Provavelmente o interesse de Glauber por Saraceni vinha do fato de que já em 1959, como o próprio Glauber, Saraceni passava da teoria à prática se arriscando no cinema autoral, como poucos colegas tinham feito até então. E de fato Glauber incluiria o filme Caminhos ao lado dos seus O pátio e A cruz na praça (1959), O maquinista (1958), de Marcos Farias, e Um dia na rampa (1957), de Luiz Paulino dos Santos, em comentários sobre o surgimento de uma produção efervescente e experimental no cinema brasileiro desse período. Para o Glauber crítico, no entanto, o Cinema Novo só surgiria mais tarde com Arraial do Cabo (Paulo César Saraceni e Mario Carneiro, 1959) e Aruanda (Linduarte Noronha), como salienta no ensaio “Documentários: Arraial do Cabo e Aruanda” e no artigo-manifesto “Arraial, cinema novo e câmera na mão”, publicados no Suplemento Dominical em 1960 e 1961.
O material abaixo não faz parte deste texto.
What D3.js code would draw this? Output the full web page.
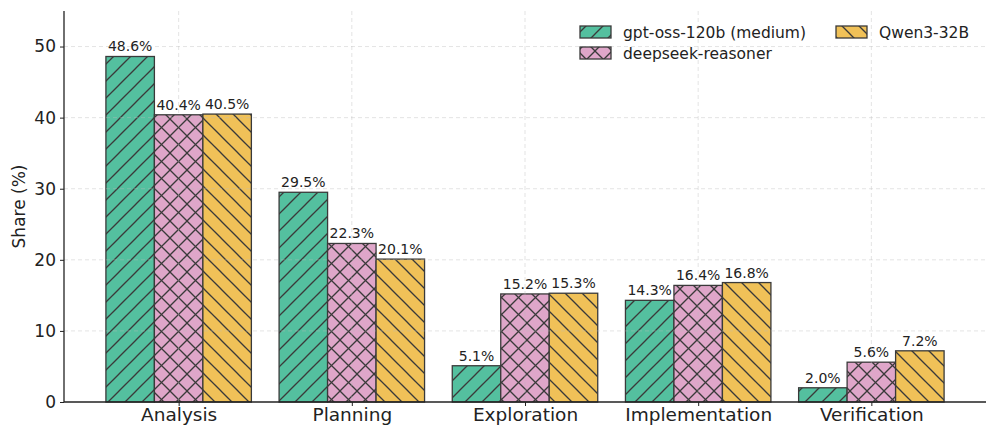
<!DOCTYPE html>
<html><head><meta charset="utf-8">
<script src="https://cdn.jsdelivr.net/npm/d3@7"></script>
<style>body{margin:0;background:#fff}svg{display:block}text{font-family:"DejaVu Sans",sans-serif;fill:#222}</style>
</head><body><svg id="c" width="997" height="437"></svg>
<script>
const categories = ["Analysis","Planning","Exploration","Implementation","Verification"];
const seriesNames = ["gpt-oss-120b (medium)","deepseek-reasoner","Qwen3-32B"];
const gptValues = [48.6, 29.5, 5.1, 14.3, 2.0];
const deepseekValues = [40.4, 22.3, 15.2, 16.4, 5.6];
const qwenValues = [40.5, 20.1, 15.3, 16.8, 7.2];
const yTicks = [0,10,20,30,40,50];
const colors = ["#54c09f","#dfa6c9","#f0c158"];
const hatches = ["hatchFwd","hatchCross","hatchBack"];
const series = [gptValues, deepseekValues, qwenValues];

const svg = d3.select("#c");
const L=64, R=986, T=11, B=402;
const x = d3.scaleLinear().domain([-0.662, 4.662]).range([L, R]);
const y = d3.scaleLinear().domain([0, 55]).range([B, T]);
const barW = 0.28;
const edge = "#3a3a3a";
const P = 17;

const defs = svg.append("defs");
function pat(id, color, fwd, back){
  const p = defs.append("pattern").attr("id", id).attr("patternUnits","userSpaceOnUse")
    .attr("width",P).attr("height",P);
  p.append("rect").attr("width",P).attr("height",P).attr("fill",color);
  const lines = [];
  if (fwd) lines.push([-2,P+2,P+2,-2],[-2,2,2,-2],[P-2,P+2,P+2,P-2]);
  if (back) lines.push([-2,-2,P+2,P+2],[P-2,-2,P+2,2],[-2,P-2,2,P+2]);
  lines.forEach(l => p.append("line").attr("x1",l[0]).attr("y1",l[1]).attr("x2",l[2]).attr("y2",l[3])
    .attr("stroke",edge).attr("stroke-width",1.3));
}
pat("hatchFwd", colors[0], true, false);
pat("hatchBack", colors[2], false, true);
pat("hatchCross", colors[1], true, true);

// bars
series.forEach((vals, s) => {
  const g = svg.append("g");
  vals.forEach((v, i) => {
    const cx = i + (s - 1) * barW;
    const x0 = x(cx - barW/2), x1 = x(cx + barW/2);
    g.append("rect").attr("x", x0).attr("y", y(v)).attr("width", x1 - x0).attr("height", y(0) - y(v))
      .attr("fill", `url(#${hatches[s]})`).attr("stroke", edge).attr("stroke-width", 1.3);
    g.append("text").attr("x", (x0 + x1)/2).attr("y", y(v) - 5).attr("text-anchor","middle")
      .attr("font-size", 14).text(v.toFixed(1) + "%");
  });
});

// grid (on top, faint)
const grid = svg.append("g").attr("stroke","#bbb").attr("stroke-opacity",0.5).attr("stroke-dasharray","4,3").attr("stroke-width",0.8);
yTicks.filter(t=>t>0).forEach(t => grid.append("line").attr("x1",L).attr("x2",R).attr("y1",y(t)).attr("y2",y(t)));
categories.forEach((c,i) => grid.append("line").attr("x1",x(i)).attr("x2",x(i)).attr("y1",T).attr("y2",B));

// axes
const yAxis = svg.append("g").attr("transform",`translate(${L},0)`)
  .call(d3.axisLeft(y).tickValues(yTicks).tickSize(4).tickPadding(4));
yAxis.select(".domain").attr("d", `M0,${T}V${B}`).attr("stroke","#222").attr("stroke-width",1.3);
yAxis.selectAll(".tick line").attr("stroke","#222");
yAxis.selectAll(".tick text").attr("font-size",17).attr("font-family","DejaVu Sans").attr("fill","#222");

const xAxis = svg.append("g").attr("transform",`translate(0,${B})`)
  .call(d3.axisBottom(x).tickValues(d3.range(categories.length)).tickFormat(i=>categories[i]).tickSize(4).tickPadding(2));
xAxis.select(".domain").attr("d", `M${L},0H${R}`).attr("stroke","#222").attr("stroke-width",1.3);
xAxis.selectAll(".tick line").attr("stroke","#222");
xAxis.selectAll(".tick text").attr("font-size",18.5).attr("font-family","DejaVu Sans").attr("fill","#222");

svg.append("text").attr("transform",`translate(25,${(T+B)/2}) rotate(-90)`).attr("text-anchor","middle")
  .attr("font-size",17).text("Share (%)");

// legend
const legPos = [[580,32],[580,53],[836,32]];
seriesNames.forEach((n, s) => {
  const [lx, ly] = legPos[s];
  svg.append("rect").attr("x", lx).attr("y", ly - 6).attr("width", 31).attr("height", 12)
    .attr("fill", `url(#${hatches[s]})`).attr("stroke", edge).attr("stroke-width", 1.3);
  svg.append("text").attr("x", lx + 43).attr("y", ly + 5.5).attr("font-size", 15.5).text(n);
});
</script></body></html>
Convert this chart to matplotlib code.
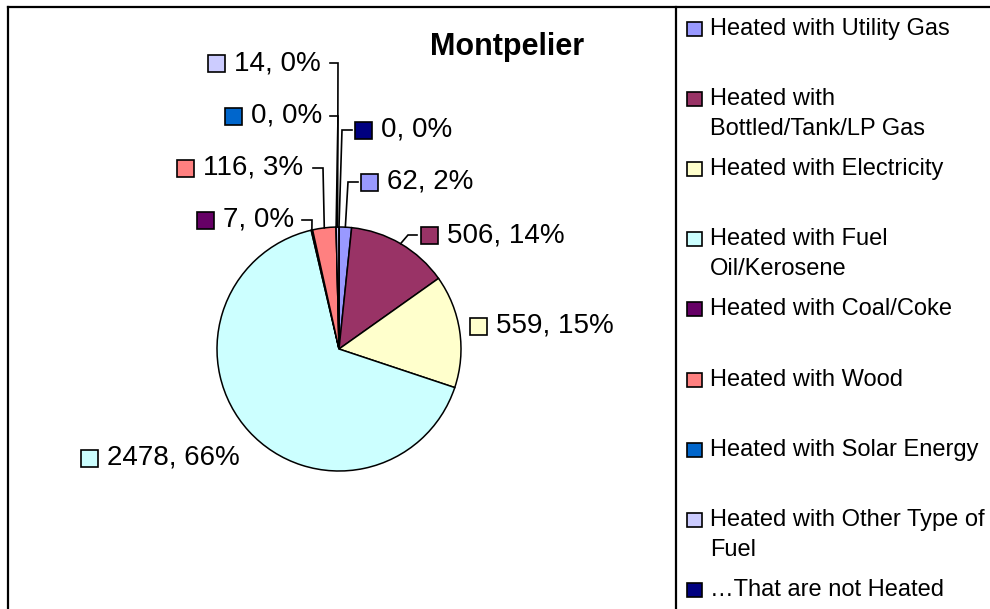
import matplotlib.pyplot as plt
from matplotlib.patches import Rectangle
import numpy as np

plt.rcParams['font.family'] = ['Liberation Sans', 'DejaVu Sans']

W, H = 990, 609

# ---- data -----------------------------------------------------------------
categories = [
    'Heated with Utility Gas',
    'Heated with\nBottled/Tank/LP Gas',
    'Heated with Electricity',
    'Heated with Fuel\nOil/Kerosene',
    'Heated with Coal/Coke',
    'Heated with Wood',
    'Heated with Solar Energy',
    'Heated with Other Type of\nFuel',
    '\u2026That are not Heated',
]
counts = [62, 506, 559, 2478, 7, 116, 0, 14, 0]
colors = ['#9999FF', '#993366', '#FFFFCC', '#CCFFFF', '#660066',
          '#FF8080', '#0066CC', '#CCCCFF', '#000080']

# label placement in pixels: marker left x, centre y, leader start x, elbow x
# (None -> label sits next to the pie, no leader)
label_pos = [
    (361, 182, 358, 348),
    (421, 235, 417, 408),
    (470, 326, None, None),
    (81, 458, None, None),
    (197, 220, 302, 312),
    (177, 168, 313, 323),
    (225, 116, 330, 338),
    (208, 63, 330, 338),
    (355, 130, 352, 342),
]

cx, cy, R = 339, 349, 122

fig = plt.figure(figsize=(W / 100, H / 100), dpi=100)
ax = fig.add_axes([0, 0, 1, 1])

def Y(py):
    return H - py

ax.pie(counts, colors=colors, startangle=90, counterclock=False,
       center=(cx, Y(cy)), radius=R,
       wedgeprops=dict(edgecolor='black', linewidth=1.1))

ax.set_xlim(0, W)
ax.set_ylim(0, H)
ax.set_aspect('equal')
ax.axis('off')

total = sum(counts)
cum = np.cumsum([0] + counts[:-1])

for i, (v, c) in enumerate(zip(counts, colors)):
    mx, my, lx, ex = label_pos[i]
    ms = 17
    ax.add_patch(Rectangle((mx, Y(my) - ms / 2), ms, ms, facecolor=c,
                           edgecolor='black', lw=1.2, zorder=5))
    pct = round(100 * v / total)
    ax.text(mx + ms + 9, Y(my), f'{v}, {pct}%', fontsize=20,
            va='center', ha='left', zorder=5)
    if lx is not None:
        frac = (cum[i] + v / 2) / total
        ang = np.deg2rad(90 - 360 * frac)
        axx = cx + R * np.cos(ang)
        axy = Y(cy) + R * np.sin(ang)
        ax.plot([lx, ex, axx], [Y(my), Y(my), axy], color='black', lw=1.2,
                solid_joinstyle='miter', zorder=4)

# title
ax.text(507, Y(47), 'Montpelier', fontsize=22, fontweight='bold',
        ha='center', va='center')

# legend
for i, (lab, c) in enumerate(zip(categories, colors)):
    ly = 29 + 70.1 * i
    ax.add_patch(Rectangle((687, Y(ly) - 7), 15, 14, facecolor=c,
                           edgecolor='black', lw=1.2))
    for j, line in enumerate(lab.split('\n')):
        ax.text(710, Y(ly + 30 * j), line, fontsize=17, ha='left', va='center')

# chart area and legend borders
ax.plot([8, W], [Y(7), Y(7)], color='black', lw=1.6, clip_on=False)
ax.plot([8, 8], [Y(7), 0], color='black', lw=1.6, clip_on=False)
ax.plot([676, 676], [Y(7), 0], color='black', lw=1.6, clip_on=False)

fig.savefig('out.png', dpi=100)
O interesse desta comunicação é se aproximar da concepção de cinema dos dois realizadores, que tipo de filmes pretendiam fazer e como aproveitaram as oportunidades que surgiram pelo caminho. Mas, sobretudo, gostaríamos de entender como os dois passaram das considerações feitas naquele momento à organização da memória em uma narrativa na qual se destacam a defesa do próprio cinema, de um lado, e a do movimento cinemanovista, de outro.
Bibliografia
- CARVALHO, Maria do Socorro. “Neo-realismo e Cinema Novo: Roberto Rossellini, Paulo César Saraceni e Glauber Rocha”. In: Catálogo da retrospectiva Roberto Rossellini – Do cinema e da televisão. São Paulo: Cinesesc/ Centro Cultural São Paulo, Cinusp Paulo Emílio, nov. 2003, pp. 28-29.
MELLO E SOUZA, Gilda de. “Diálogo e imagem n’O desafio”. In: Exercícios de leitura. 2ª ed. São Paulo: Duas Cidades/ Editora 34, 2009, pp. 223-37.
ROCHA, Glauber. Cartas ao mundo. Ivana Bentes (Org.). São Paulo: Companhia das Letras, 1997.
_____. Revisão crítica do cinema brasileiro. São Paulo: Cosac Naify, 2003.
_____. Revolução do Cinema Novo. São Paulo: Cosac Naify, 2004.
SARACENI, Paulo César. Por dentro do Cinema Novo: Minha viagem. Rio de Janeiro: Nova Fronteira, 1993.